Why is this decision important?
The case is important for the following reasons:
(a) The Court of Appeal held for the plaintiff, even though the High Court had found aspects of his evidence to be "unreliable and frequently inconsistent". It is, therefore, one of those exceptional cases where the appeal court (which does not hear oral evidence) reached a view of a witness's credibility even though it had not heard his evidence directly.
(b) The fact that the lender was, at the time, a licensed bank made the court even more highly critical of the bank's marketing materials. The court made a number of telling observations, some of which are highlighted below.
Summary of facts
The plaintiff invested €2 million in a scheme to develop property in a south London suburb. He invested €1 million of his own money and borrowed the balance from the defendant bank. In making the investment, he relied on certain representations made by the bank in two of its brochures. The first "loose leaf brochure" was less formal than the second which was referred to as the "Black Book".
The court held that a number of the bank's statements relating to development opportunities for the property were untrue and, therefore, negligent misstatements and/or misrepresentations, which induced the plaintiff to enter into the investment. In brief, the documents were found to have been misleading in the following respects:
(a) Statements that the landlord of the properties would support the proposed development were untrue.
(b) References to a particular phase of the development failed to alert the reader that it would not be possible to proceed for five years due to a sitting tenant's rights.

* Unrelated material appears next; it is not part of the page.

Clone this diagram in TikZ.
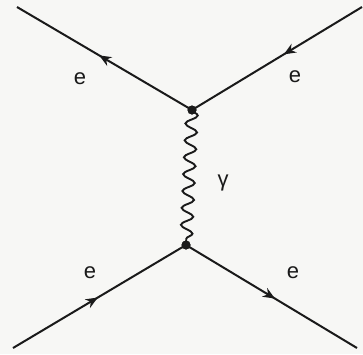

(c) References to two potential developments failed to point out that they were really alternatives. Only one of them could proceed because they both related to the same part of the property, but the bank's documentation failed to make this clear.
The bank sought to defend allegations of misrepresentation on the basis that the loose-leaf brochure was mere "sales talk" designed to stimulate interest in the scheme, that the plaintiff had a 30-day cooling off period and could have exited during this window and, that in any event, the bank's brochures would inevitably be superseded by formal legal documentation. The court rejected all of these contentions.
The court held that the brochures constituted pre-contractual statements, which were actionable misrepresentations. These were of a continuing nature and were never corrected by the bank or corrected to the extent required by law. In a telling passage Hogan J (speaking for the court) observed that it would be "…manifestly unfair and at odds with the principles of good faith upon which the entire law of contract is founded, if those who made specific statements designed to induce others into (sic) enter into contractual relations were later to be allowed to resile from that position and to claim that such statements were not to be taken seriously...".
With regards to the 30-day cooling off period, the court held that a party guilty of misrepresentation cannot avoid liability by attempting to shift the onus of cancelling the contract to the person who has been induced to enter the contract by reason of the misrepresentation.
With regards to the fact that the brochures would be followed by formal contracts, the court noted that the contractual documents would merely be the formal vehicle for the investment and would not alter the underlying commercial terms, nor the fact that the plaintiff was induced to enter into the investment by way of misrepresentations by the bank.
The court held that the misrepresentations which induced the plaintiff to enter into the investment "bring little credit to the bank." The court observed that "the conduct of the bank fell below the standards of responsibility which this Court has every right to expect and demand from the holder of a banking licence and from that of its employees." As already noted, the Court of Appeal was confident holding for the plaintiff even though the trial judge had found aspects of his evidence unsatisfactory.
It would be wrong to conclude that this decision means that regulated institutions owe a greater duty of care than other persons facing similar claims. However, it would also be naïve to suppose that, where a regulated entity is held to account for pre-contractual statements which are alleged to be false, it will not, in practical terms, have to show that it acted with probity and transparency. The Spencer decision sends out a very clear signal in that regard.